* Supplied data:
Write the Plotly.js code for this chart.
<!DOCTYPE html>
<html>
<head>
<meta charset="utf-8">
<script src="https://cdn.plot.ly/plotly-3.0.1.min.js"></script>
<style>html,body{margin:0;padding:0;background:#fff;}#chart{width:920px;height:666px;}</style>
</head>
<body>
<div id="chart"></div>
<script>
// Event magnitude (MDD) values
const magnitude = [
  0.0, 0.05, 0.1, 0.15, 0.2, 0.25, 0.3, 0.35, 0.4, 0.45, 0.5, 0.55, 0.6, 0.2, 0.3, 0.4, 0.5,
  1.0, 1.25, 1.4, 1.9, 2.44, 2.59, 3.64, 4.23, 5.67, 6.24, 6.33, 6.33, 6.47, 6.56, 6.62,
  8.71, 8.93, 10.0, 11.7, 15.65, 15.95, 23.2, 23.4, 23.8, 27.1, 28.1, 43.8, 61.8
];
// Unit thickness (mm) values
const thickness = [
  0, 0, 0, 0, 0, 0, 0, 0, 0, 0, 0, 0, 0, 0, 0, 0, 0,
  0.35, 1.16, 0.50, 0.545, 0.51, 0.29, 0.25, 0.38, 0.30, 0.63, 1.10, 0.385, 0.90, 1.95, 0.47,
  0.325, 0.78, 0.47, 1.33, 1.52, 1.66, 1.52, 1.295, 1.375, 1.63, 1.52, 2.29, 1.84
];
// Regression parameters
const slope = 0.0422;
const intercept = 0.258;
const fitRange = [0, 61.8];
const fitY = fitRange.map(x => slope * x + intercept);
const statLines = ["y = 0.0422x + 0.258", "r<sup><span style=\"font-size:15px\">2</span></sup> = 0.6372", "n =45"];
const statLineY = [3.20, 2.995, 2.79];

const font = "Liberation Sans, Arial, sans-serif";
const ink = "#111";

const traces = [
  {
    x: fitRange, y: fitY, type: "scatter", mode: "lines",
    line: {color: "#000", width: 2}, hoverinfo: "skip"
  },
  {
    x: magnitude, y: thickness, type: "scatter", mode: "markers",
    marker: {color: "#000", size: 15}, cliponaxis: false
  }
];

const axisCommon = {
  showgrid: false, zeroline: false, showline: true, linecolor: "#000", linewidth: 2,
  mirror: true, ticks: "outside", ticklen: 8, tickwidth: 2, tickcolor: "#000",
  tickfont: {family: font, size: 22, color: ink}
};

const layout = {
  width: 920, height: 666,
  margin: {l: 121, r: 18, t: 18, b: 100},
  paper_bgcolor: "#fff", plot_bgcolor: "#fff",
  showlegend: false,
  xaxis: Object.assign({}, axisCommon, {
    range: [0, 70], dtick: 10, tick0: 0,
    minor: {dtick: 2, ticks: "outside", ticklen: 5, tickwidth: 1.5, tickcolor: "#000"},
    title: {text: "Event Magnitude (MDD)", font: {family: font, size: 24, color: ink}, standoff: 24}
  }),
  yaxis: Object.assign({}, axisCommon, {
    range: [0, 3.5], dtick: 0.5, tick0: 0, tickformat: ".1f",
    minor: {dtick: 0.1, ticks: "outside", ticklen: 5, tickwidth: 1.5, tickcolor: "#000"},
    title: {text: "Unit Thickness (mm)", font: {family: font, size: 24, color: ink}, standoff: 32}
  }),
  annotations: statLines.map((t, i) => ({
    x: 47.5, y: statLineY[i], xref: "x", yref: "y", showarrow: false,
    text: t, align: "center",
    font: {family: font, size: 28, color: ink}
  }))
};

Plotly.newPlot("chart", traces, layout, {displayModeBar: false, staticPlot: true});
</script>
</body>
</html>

* What is required: Transcribe every line of the data, exactly as it stands.

* Full output:
Write the Plotly.js code for this chart.
<!DOCTYPE html>
<html>
<head>
<meta charset="utf-8">
<script src="https://cdn.plot.ly/plotly-3.0.1.min.js"></script>
<style>html,body{margin:0;padding:0;background:#fff;}#chart{width:920px;height:666px;}</style>
</head>
<body>
<div id="chart"></div>
<script>
// Event magnitude (MDD) values
const magnitude = [
  0.0, 0.05, 0.1, 0.15, 0.2, 0.25, 0.3, 0.35, 0.4, 0.45, 0.5, 0.55, 0.6, 0.2, 0.3, 0.4, 0.5,
  1.0, 1.25, 1.4, 1.9, 2.44, 2.59, 3.64, 4.23, 5.67, 6.24, 6.33, 6.33, 6.47, 6.56, 6.62,
  8.71, 8.93, 10.0, 11.7, 15.65, 15.95, 23.2, 23.4, 23.8, 27.1, 28.1, 43.8, 61.8
];
// Unit thickness (mm) values
const thickness = [
  0, 0, 0, 0, 0, 0, 0, 0, 0, 0, 0, 0, 0, 0, 0, 0, 0,
  0.35, 1.16, 0.50, 0.545, 0.51, 0.29, 0.25, 0.38, 0.30, 0.63, 1.10, 0.385, 0.90, 1.95, 0.47,
  0.325, 0.78, 0.47, 1.33, 1.52, 1.66, 1.52, 1.295, 1.375, 1.63, 1.52, 2.29, 1.84
];
// Regression parameters
const slope = 0.0422;
const intercept = 0.258;
const fitRange = [0, 61.8];
const fitY = fitRange.map(x => slope * x + intercept);
const statLines = ["y = 0.0422x + 0.258", "r<sup><span style=\"font-size:15px\">2</span></sup> = 0.6372", "n =45"];
const statLineY = [3.20, 2.995, 2.79];

const font = "Liberation Sans, Arial, sans-serif";
const ink = "#111";

const traces = [
  {
    x: fitRange, y: fitY, type: "scatter", mode: "lines",
    line: {color: "#000", width: 2}, hoverinfo: "skip"
  },
  {
    x: magnitude, y: thickness, type: "scatter", mode: "markers",
    marker: {color: "#000", size: 15}, cliponaxis: false
  }
];

const axisCommon = {
  showgrid: false, zeroline: false, showline: true, linecolor: "#000", linewidth: 2,
  mirror: true, ticks: "outside", ticklen: 8, tickwidth: 2, tickcolor: "#000",
  tickfont: {family: font, size: 22, color: ink}
};

const layout = {
  width: 920, height: 666,
  margin: {l: 121, r: 18, t: 18, b: 100},
  paper_bgcolor: "#fff", plot_bgcolor: "#fff",
  showlegend: false,
  xaxis: Object.assign({}, axisCommon, {
    range: [0, 70], dtick: 10, tick0: 0,
    minor: {dtick: 2, ticks: "outside", ticklen: 5, tickwidth: 1.5, tickcolor: "#000"},
    title: {text: "Event Magnitude (MDD)", font: {family: font, size: 24, color: ink}, standoff: 24}
  }),
  yaxis: Object.assign({}, axisCommon, {
    range: [0, 3.5], dtick: 0.5, tick0: 0, tickformat: ".1f",
    minor: {dtick: 0.1, ticks: "outside", ticklen: 5, tickwidth: 1.5, tickcolor: "#000"},
    title: {text: "Unit Thickness (mm)", font: {family: font, size: 24, color: ink}, standoff: 32}
  }),
  annotations: statLines.map((t, i) => ({
    x: 47.5, y: statLineY[i], xref: "x", yref: "y", showarrow: false,
    text: t, align: "center",
    font: {family: font, size: 28, color: ink}
  }))
};

Plotly.newPlot("chart", traces, layout, {displayModeBar: false, staticPlot: true});
</script>
</body>
</html>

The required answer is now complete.